Machine learning – why does it (sometimes not) work?
The article ‘AI in the insurance industry – terms and definitions’ already explains what machine learning actually means. We want to go a little deeper here and discuss the questions posed in the title. Machine learning is a branch of artificial intelligence. The general term encompasses a wide variety of approaches and countless learning methods underneath them. The first rough classification differentiates between supervised, unsupervised and reinforcement learning. In this article, we want to focus on the first category, supervised machine learning, and explain a couple of things about it briefly.
How do we end up with findings?
In logic and natural science, there are two fundamental approaches to logical reasoning. In deductive inference, specific statements are derived from general principles, rules or axioms. This is a conventional approach in mathematics and requires principles, rules and axioms to exist and be known. The opposite of this is inductive inference. In this approach, relationships are learned from observations and general principles are derived from them. We encounter this approach in natural sciences such as physics. It should be noted that inductive statements can be falsified but not verified.
Classical programming normally takes a deductive approach. This means that input data are processed in line with a predefined plan (the algorithm) and an output is calculated. The programmer must know or draft the algorithm beforehand and then transfer it to the programming language they are using.
In contrast, supervised machine learning can be considered an attempt to automate the process of inductive inference. Unlike classical programming, there is no pre-known algorithm in supervised machine learning (and often not afterwards either). Instead, a model is trained based on a learning method using input data. The trained model is then used to predict certain target variables for new data. The target variable can be a nominal variable, e.g. the customer cancels their contract or the customer chooses a capital payment (classification problem), or a numerical variable, e.g. the amount of damage (regression problem).
Training and test
In order to predict the target variables, we need a certain number of data sets with structured data for various features as well as the values of the target variables. The data sets are split into two groups (mostly at random): training and test data sets. A learning method such as an artificial neural network can now be trained using training data. The neural network ‘learns’ the correlations between the other features and target variables, such as the fact that cancellation behaviour depends on age, contractual term and the insurance product, and how it does so. First of all, the trained model is re-applied to the training data in order to test the quality of the predictions and check whether the predictions relate to the known values of the target variables. The test data which have not yet been used then come into play. These data are used to test whether the learning method makes good predictions.
The following cases can occur when the quality is tested: Underfitting means that the predictions are insufficient for the training data and that no good predictions can be expected on the basis of the test data or entirely new data. Overfitting is when the predictions are excellent with the training data and very poor with the test data. The predictions should ideally be excellent with training and test data, in which case we can hope that predictions with completely new data will also be strong.
But beware: Again, it is still possible to make bad predictions on the basis of new data. In practice, this mostly happens when the new data are structurally different to the training data.
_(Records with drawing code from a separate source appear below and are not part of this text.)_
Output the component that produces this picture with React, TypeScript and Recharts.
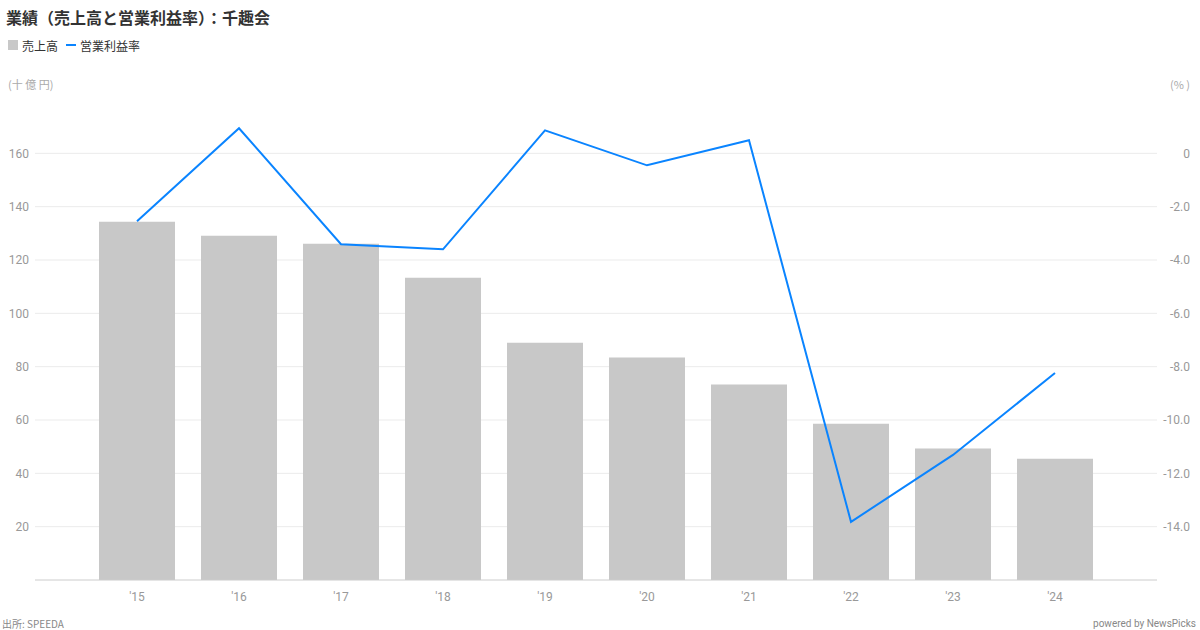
import React from 'react';
import { ComposedChart, Bar, Line, XAxis, YAxis, CartesianGrid } from 'recharts';

const years = ["'15", "'16", "'17", "'18", "'19", "'20", "'21", "'22", "'23", "'24"];
const sales = [134.3, 129.1, 126.1, 113.3, 89.0, 83.4, 73.3, 58.6, 49.3, 45.5];
const margin = [-2.55, 0.94, -3.41, -3.6, 0.86, -0.45, 0.49, -13.82, -11.31, -8.24];
const leftTicks = [20, 40, 60, 80, 100, 120, 140, 160];
const rightTicks = [0, -2, -4, -6, -8, -10, -12, -14];

const data = years.map((y, i) => ({ year: y, sales: sales[i], margin: margin[i] }));

const FONT = '"Noto Sans CJK JP", "Noto Sans", sans-serif';
const TICK_FONT = 'Roboto, "Noto Sans", sans-serif';

const LeftTick = (props: any) => {
  const { y, payload } = props;
  return (
    <text x={29} y={y} dy="0.35em" textAnchor="end" fontSize={12} fill="#999" fontFamily={TICK_FONT}>
      {payload.value}
    </text>
  );
};

const RightTick = (props: any) => {
  const { y, payload } = props;
  const v = payload.value === 0 ? '0' : Number(payload.value).toFixed(1);
  return (
    <text x={1190} y={y} dy="0.35em" textAnchor="end" fontSize={12} fill="#999" fontFamily={TICK_FONT}>
      {v}
    </text>
  );
};

const XTick = (props: any) => {
  const { x, payload } = props;
  return (
    <text x={x} y={597} dy="0.35em" textAnchor="middle" fontSize={12} fill="#999" fontFamily={TICK_FONT}>
      {payload.value}
    </text>
  );
};

export default function App() {
  return (
    <div style={{ position: 'absolute', left: 0, top: 0, width: 1200, height: 630, background: '#fff', fontFamily: FONT }}>
      <div style={{ position: 'absolute', left: 6, top: 6, fontSize: 16, fontWeight: 700, color: '#333', lineHeight: '22px', whiteSpace: 'nowrap' }}>
        業績（売上高と営業利益率）：千趣会
      </div>
      <div style={{ position: 'absolute', left: 8, top: 36, height: 18, display: 'flex', alignItems: 'center', fontSize: 12, color: '#333' }}>
        <span style={{ display: 'inline-block', width: 10, height: 10, background: '#c8c8c8', marginRight: 4 }} />
        <span style={{ marginRight: 8 }}>売上高</span>
        <span style={{ display: 'inline-block', width: 10, height: 2, background: '#0a84ff', marginRight: 4 }} />
        <span>営業利益率</span>
      </div>
      <div style={{ position: 'absolute', left: 8, top: 76, fontSize: 11, color: '#aaa', lineHeight: '16px', whiteSpace: 'nowrap' }}>(十 億 円)</div>
      <div style={{ position: 'absolute', right: 10, top: 76, fontSize: 11, color: '#aaa', lineHeight: '16px', whiteSpace: 'nowrap' }}>(% )</div>
      <div style={{ position: 'absolute', left: 2, top: 617, fontSize: 10, color: '#888', lineHeight: '14px', fontFamily: '"Noto Sans CJK JP", sans-serif' }}>出所: SPEEDA</div>
      <div style={{ position: 'absolute', right: 4, top: 617, fontSize: 10, color: '#888', lineHeight: '14px', fontFamily: 'Roboto, sans-serif' }}>powered by NewsPicks</div>
      <div style={{ position: 'absolute', left: 0, top: 0 }}>
        <ComposedChart width={1200} height={630} data={data} margin={{ top: 100, right: 0, left: 0, bottom: 20 }}>
          <CartesianGrid vertical={false} stroke="#ebebeb" yAxisId="left" horizontalValues={leftTicks} />
          <XAxis dataKey="year" padding={{ left: 51, right: 51 }} tickLine={false} axisLine={{ stroke: '#ccc' }} height={30} tick={<XTick />} interval={0} />
          <YAxis yAxisId="left" orientation="left" width={35} domain={[0, 180]} ticks={leftTicks} tickLine={false} axisLine={false} tick={<LeftTick />} interval={0} />
          <YAxis yAxisId="right" orientation="right" width={43} domain={[-16, 2]} ticks={rightTicks} tickLine={false} axisLine={false} tick={<RightTick />} interval={0} />
          <Bar yAxisId="left" dataKey="sales" fill="#c8c8c8" barSize={76} isAnimationActive={false} />
          <Line yAxisId="right" dataKey="margin" stroke="#0a84ff" strokeWidth={2} dot={false} isAnimationActive={false} type="linear" />
        </ComposedChart>
      </div>
    </div>
  );
}
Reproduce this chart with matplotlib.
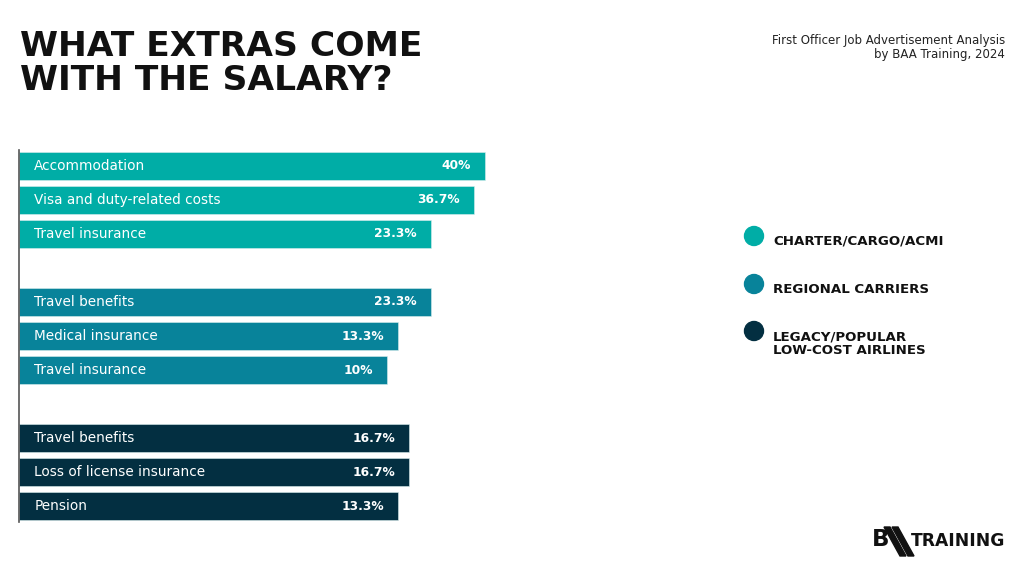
import matplotlib.pyplot as plt
from matplotlib.patches import Ellipse, Polygon

W, H = 1024, 580

# data
labels = ['Accommodation', 'Visa and duty-related costs', 'Travel insurance',
          'Travel benefits', 'Medical insurance', 'Travel insurance',
          'Travel benefits', 'Loss of license insurance', 'Pension']
values = [40, 36.7, 23.3, 23.3, 13.3, 10, 16.7, 16.7, 13.3]
groups = [0, 0, 0, 1, 1, 1, 2, 2, 2]
group_names = ['CHARTER/CARGO/ACMI', 'REGIONAL CARRIERS', 'LEGACY/POPULAR\nLOW-COST AIRLINES']
group_colors = ['#00ADA6', '#08839A', '#032F41']

X0 = -103.5  # axis origin, bars start at the left edge


def fx(px):
    return px / W


def fy(py):
    return 1 - py / H


fig = plt.figure(figsize=(W / 100, H / 100), dpi=100)
fig.patch.set_facecolor('white')

ax = fig.add_axes([fx(19), fy(522), (500 - 19) / W, (522 - 150) / H])
positions = [i + 1 * g for i, g in enumerate(groups)]
for pos, val, lab, g in zip(positions, values, labels, groups):
    ax.barh(pos, val - X0, left=X0, height=0.82, color=group_colors[g],
            edgecolor='#d9eeee', linewidth=0.4)
    ax.annotate(lab, (X0, pos), xytext=(11, 0), textcoords='offset points',
                ha='left', va='center', color='white', fontsize=9.8,
                family='DejaVu Sans')
    ax.annotate(f'{val:g}%', (val, pos), xytext=(-10, 0), textcoords='offset points',
                ha='right', va='center', color='white', fontsize=8.8,
                family='DejaVu Sans', fontweight='bold')

ax.set_xlim(X0, X0 + 481 / 3.246)
ax.set_ylim(10.47, -0.47)
for s in ['top', 'right', 'bottom']:
    ax.spines[s].set_visible(False)
ax.spines['left'].set_color('#555555')
ax.spines['left'].set_linewidth(1.2)
ax.set_xticks([])
ax.set_yticks([])
ax.patch.set_alpha(0)

# title and source
fig.text(fx(20), fy(30), 'WHAT EXTRAS COME\nWITH THE SALARY?', ha='left', va='top',
         fontsize=24.8, fontweight='bold', family='DejaVu Sans', linespacing=1.05,
         color='#111111')
fig.text(fx(1005), fy(34), 'First Officer Job Advertisement Analysis\nby BAA Training, 2024',
         ha='right', va='top', fontsize=8.5, family='DejaVu Sans', color='#222222',
         linespacing=1.1)

# legend
leg_y = [236, 284, 331]
text_y = [241, 289, 344]
for name, col, cy, ty in zip(group_names, group_colors, leg_y, text_y):
    fig.patches.append(Ellipse((fx(754), fy(cy)), 19 / W, 19 / H, color=col,
                               transform=fig.transFigure, figure=fig))
    fig.text(fx(773), fy(ty), name, ha='left', va='center', fontsize=9.6,
             fontweight='bold', family='DejaVu Sans', linespacing=1.0, color='#111111')

# logo
fig.text(fx(872), fy(539), 'B', ha='left', va='center', fontsize=16.5,
         fontweight='bold', family='DejaVu Sans', color='#111111')
for dx in (0, 8):
    stripe = [(884 + dx, 527), (890 + dx, 527), (906 + dx, 556), (900 + dx, 556)]
    fig.patches.append(Polygon([(fx(a), fy(b)) for a, b in stripe], closed=True,
                               color='#111111', transform=fig.transFigure, figure=fig))
fig.text(fx(1005), fy(541), 'TRAINING', ha='right', va='center', fontsize=12.3,
         fontweight='bold', family='DejaVu Sans', color='#111111')

fig.savefig('out.png', dpi=100, facecolor='white')
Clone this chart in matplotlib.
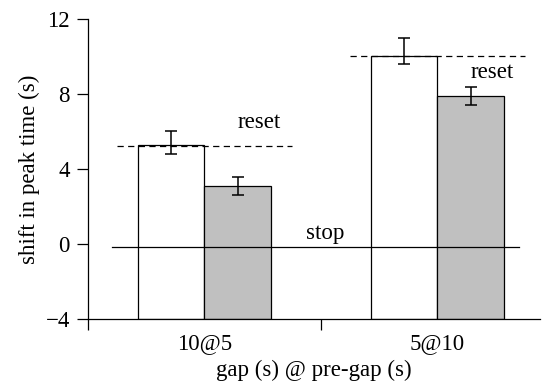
import matplotlib.pyplot as plt
import numpy as np

# data
categories = ['10@5', '5@10']
white_vals = [5.3, 10.05]
white_err_lo = [0.5, 0.47]
white_err_hi = [0.7, 0.95]
gray_vals = [3.1, 7.9]
gray_err = [0.5, 0.47]
reset_levels = [5.2, 10.0]
stop_level = -0.15

plt.rcParams['font.family'] = ['Liberation Serif', 'DejaVu Serif']
plt.rcParams['font.size'] = 16.5

fig = plt.figure(figsize=(5.57, 3.85), dpi=100)
W, H = 557, 385
ax = fig.add_axes([88 / W, (H - 319) / H, (540 - 88) / W, 300 / H])

centers = np.arange(len(categories)) + 0.5
bw = 0.285
ymin = -4

# bars rise from the bottom of the axis (-4)
ax.bar(centers - bw / 2, np.array(white_vals) - ymin, bw, bottom=ymin,
       color='white', edgecolor='black', linewidth=0.9, zorder=2)
ax.bar(centers + bw / 2, np.array(gray_vals) - ymin, bw, bottom=ymin,
       color='#c0c0c0', edgecolor='black', linewidth=0.9, zorder=2)

ax.errorbar(centers - bw / 2, white_vals, yerr=[white_err_lo, white_err_hi],
            fmt='none', ecolor='black', elinewidth=1.1, capsize=4.5,
            capthick=1.1, zorder=4)
ax.errorbar(centers + bw / 2, gray_vals, yerr=gray_err,
            fmt='none', ecolor='black', elinewidth=1.1, capsize=4.5,
            capthick=1.1, zorder=4)

# reset reference lines
for c, lvl in zip(centers, reset_levels):
    ax.plot([c - 0.375, c + 0.375], [lvl, lvl], color='black', lw=0.9,
            dashes=(5, 3.5), zorder=3)
ax.text(centers[0] + 0.234, 6.47, 'reset', ha='center', va='center')
ax.text(centers[1] + 0.236, 9.17, 'reset', ha='center', va='center')

# stop line
ax.plot([0.103, 1.85], [stop_level, stop_level], color='black', lw=0.9,
        zorder=3)
ax.text(1.017, 0.55, 'stop', ha='center', va='center')

ax.set_xlim(0, 1.94)
ax.set_ylim(ymin, 12)
ax.set_yticks([-4, 0, 4, 8, 12])
ax.set_xticks([0, 1])
ax.set_xticklabels([])
ax.set_xticks(centers, minor=True)
ax.set_xticklabels(categories, minor=True)
ax.tick_params(axis='x', which='minor', length=0, pad=10)
ax.tick_params(axis='x', which='major', direction='out', length=8, width=0.9)
ax.tick_params(axis='y', direction='out', length=8, width=0.9, pad=5)

for s in ['top', 'right']:
    ax.spines[s].set_visible(False)
for s in ['left', 'bottom']:
    ax.spines[s].set_linewidth(0.9)

ax.set_xlabel('gap (s) @ pre-gap (s)', labelpad=4)
ax.set_ylabel('shift in peak time (s)', labelpad=4)

fig.savefig('out.png', dpi=100)
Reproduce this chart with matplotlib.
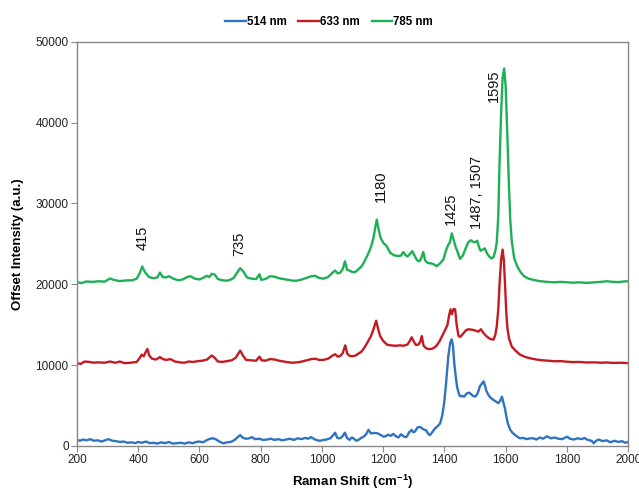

If, for example, we have only used data sets with classical insurance products to train and test a cancellation forecast model, we cannot necessarily expect strong predictions for fund products.
A comprehensive analysis of the quality and suitability of the data has to be carried out in order to avoid such effects. In practice, exploratory data analysis is carried out before the data are used for training. This normally requires profound contextual knowledge, as does the evaluation of the results.
Applied correctly and with the right amount of expertise, machine learning provides numerous ways to solve known and even new problems and is successfully being used in practice, including in the insurance industry.